La priorité est donnée aux fondations, c’est-à-dire à l’école maternelle et à l’école élémentaire dans toute son importance, puis au collège, ainsi qu’à ce qui est jugé fondamental, à savoir la qualité et la formation professionnelle des enseignants et l’attention privilégiée aux élèves « fragiles ».

L’autre nouveauté est qu’il s’agit, pour la première fois d’une loi non seulement d’orientation mais aussi de programmation - une nouveauté effective sans précédent. On dit quels sont les objectifs à atteindre et les moyens qui pourront être mis en œuvre.
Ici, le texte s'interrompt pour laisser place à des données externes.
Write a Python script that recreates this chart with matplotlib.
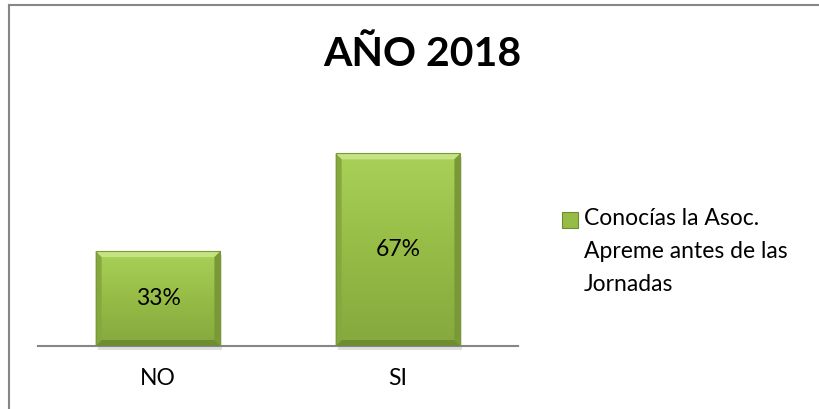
import numpy as np
import matplotlib
matplotlib.use("Agg")
from matplotlib import pyplot
from matplotlib.patches import Rectangle, Polygon
from matplotlib.lines import Line2D
from matplotlib.colors import LinearSegmentedColormap

categories = ["NO", "SI"]
values = [0.33, 0.67]
valueLabels = ["33%", "67%"]
titleText = "AÑO 2018"
seriesName = "Conocías la Asoc.\nApreme antes de las\nJornadas"

pyplot.rcParams["font.family"] = ["Lato", "DejaVu Sans"]

fig = pyplot.figure(figsize=(8.2, 4.09), dpi=100)
W, H = 820, 409

# chart frame (only the left and top edges are visible in the reference)
fig.lines.append(Line2D([9 / W, 9 / W], [0, 1 - 5 / H], transform=fig.transFigure,
                        color="#868686", linewidth=1.5))
fig.lines.append(Line2D([9 / W, 1], [1 - 5 / H, 1 - 5 / H], transform=fig.transFigure,
                        color="#868686", linewidth=1.5))

ax = fig.add_axes([38 / W, (H - 346) / H, 480 / W, 230 / H])
for side in ["left", "right", "top"]:
    ax.spines[side].set_visible(False)
ax.spines["bottom"].set_color("#868686")
ax.spines["bottom"].set_linewidth(1.5)
ax.set_yticks([])
x = np.arange(len(categories))
ax.set_xticks(x)
ax.set_xticklabels(categories, fontsize=16.5)
ax.tick_params(axis="x", length=0, pad=16)

barWidth = 0.52
bars = ax.bar(x, values, width=barWidth, color="none", edgecolor="none", zorder=2)

cmap = LinearSegmentedColormap.from_list("greenbar", ["#86A83E", "#96BC46", "#A9D158"])
grad = np.linspace(0, 1, 256).reshape(-1, 1)
dxPix = 1 / 240
dyPix = 0.8 / 230
bev = 6

for rect, lab in zip(bars, valueLabels):
    x0, y0 = rect.get_x(), rect.get_y()
    w, h = rect.get_width(), rect.get_height()
    # soft shadow
    ax.add_patch(Rectangle((x0 + 2 * dxPix, y0 - 4 * dyPix), w, h, facecolor="#000000",
                           alpha=0.12, edgecolor="none", zorder=1, clip_on=False))
    im = ax.imshow(grad, extent=(x0, x0 + w, y0, y0 + h), origin="lower", cmap=cmap,
                   aspect="auto", zorder=2)
    im.set_clip_path(Rectangle((x0, y0), w, h, transform=ax.transData))
    bx, by = bev * dxPix, bev * dyPix
    # bevel edges
    ax.add_patch(Polygon([(x0, y0 + h), (x0 + w, y0 + h), (x0 + w - bx, y0 + h - by), (x0 + bx, y0 + h - by)],
                         closed=True, facecolor="#C6E383", edgecolor="none", zorder=3))
    ax.add_patch(Polygon([(x0, y0), (x0 + w, y0), (x0 + w - bx, y0 + by), (x0 + bx, y0 + by)],
                         closed=True, facecolor="#6E8C31", edgecolor="none", zorder=3))
    ax.add_patch(Polygon([(x0, y0), (x0, y0 + h), (x0 + bx, y0 + h - by), (x0 + bx, y0 + by)],
                         closed=True, facecolor="#86A83E", edgecolor="none", zorder=3))
    ax.add_patch(Polygon([(x0 + w, y0), (x0 + w, y0 + h), (x0 + w - bx, y0 + h - by), (x0 + w - bx, y0 + by)],
                         closed=True, facecolor="#789935", edgecolor="none", zorder=3))
    ax.add_patch(Rectangle((x0, y0), w, h, fill=False, edgecolor="#7A9A38", linewidth=0.8, zorder=4))
    ax.text(x0 + w / 2, y0 + h / 2, lab, ha="center", va="center", fontsize=16.5, color="#000000", zorder=5)

ax.set_xlim(-0.5, 1.5)
ax.set_ylim(0, 0.8)

fig.text(422 / W, 1 - 54 / H, titleText, ha="center", va="center", fontsize=29.5, fontweight="bold")

# legend entry
legendBox = Rectangle((562 / W, 1 - 228 / H), 16 / W, 16 / H, transform=fig.transFigure,
                      facecolor="#96BC46", edgecolor="#6E8C31", linewidth=0.8)
fig.patches.append(legendBox)
fig.text(584 / W, 1 - 208 / H, seriesName, ha="left", va="top", fontsize=16.5,
         linespacing=1.72, multialignment="left")

fig.savefig("out.png", dpi=100)
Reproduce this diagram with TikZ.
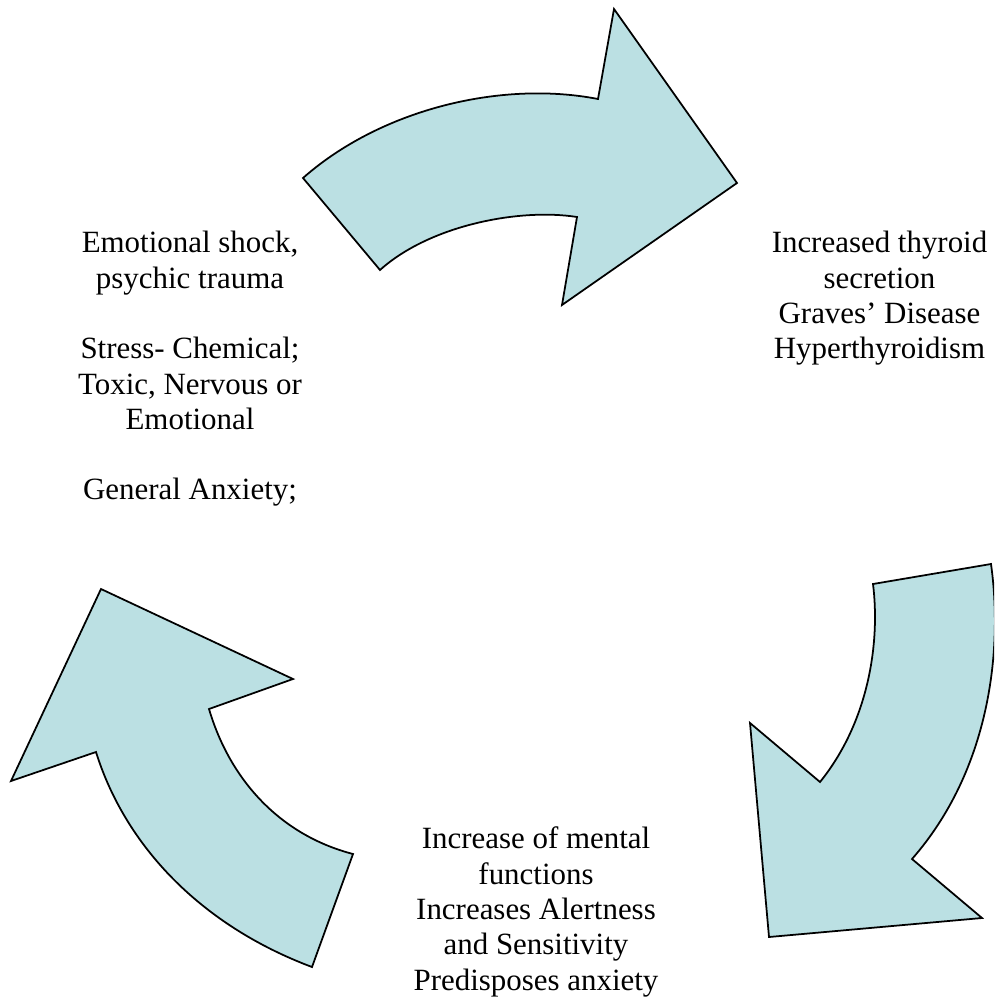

Refondation de l'écoleL’enseignement primaire bénéficiera en effet de 14 000 postes supplémentaires d’ici à 2017, dont 3 000 consacrés à la scolarisation des moins de 3 ans dans les zones « difficiles » ou rurales, et de 7 000 maîtres « surnuméraires » pour instaurer une prise en charge différente de la difficulté scolaire. L’enseignement secondaire aura 7 000 postes supplémentaires qui devraient aller surtout aux collèges, dans des établissements « sensibles ». 24 000 postes seront consacrés à la formation des enseignants. A cela s’ajoutent les 6 000 postes supplémentaires dans les domaines éducatifs, administratifs, sociaux ou de la santé.
En ce sens, il est vrai que la réforme aura un coût et qu’elle n’est pas aisée à mettre en œuvre. Mais s’il y a eu un vote majoritaire en faveur de François Hollande et de la majorité qui l’a soutenu, c’est pour donner la priorité à l’école comme lieu essentiel d’émancipation et de démocratisation. Elle doit en effet offrir, à tous les enfants quelle que soit leur condition, dès leur plus jeune âge, la possibilité de s’épanouir, de réussir et de vivre ensemble. C’est l’honneur de la gauche de défendre cette réforme, en particulier par temps de crise. Les collectivités directement concernées vont également devoir participer et se concerter dans le cadre d’un projet éducatif intégrant la dimension péri-scolaire. Cela nécessitera certes des moyens mais surtout de la concertation et de l’intelligence collective.

Mais nous devons garder à l’esprit l’essentiel qui est, à mon sens, la nécessité et l’urgence d’une réforme. En effet depuis plus de 20 ans les constats sont connus et partagés. Notre le système éducatif fonctionne mal. Nombre d’élèves et d’enseignants n’y sont pas heureux. 150 000 jeunes sortent chaque année du système éducatif sans formation ni qualification. Par ailleurs, loin de réduire les inégalités, le système actuel ne fait que les aggraver. Enfin les performances des élèves par rapport aux compétences fondamentales restent globalement médiocres. Aussi, il est primordial et urgent d’agir pour refonder notre école c’est-à-dire de prendre les choses par leur début, comme l’ont fait il y a plus d’un siècle les fondateurs de l’école républicaine, donner du temps et prendre son temps pour une véritable refondation démocratique de l’école.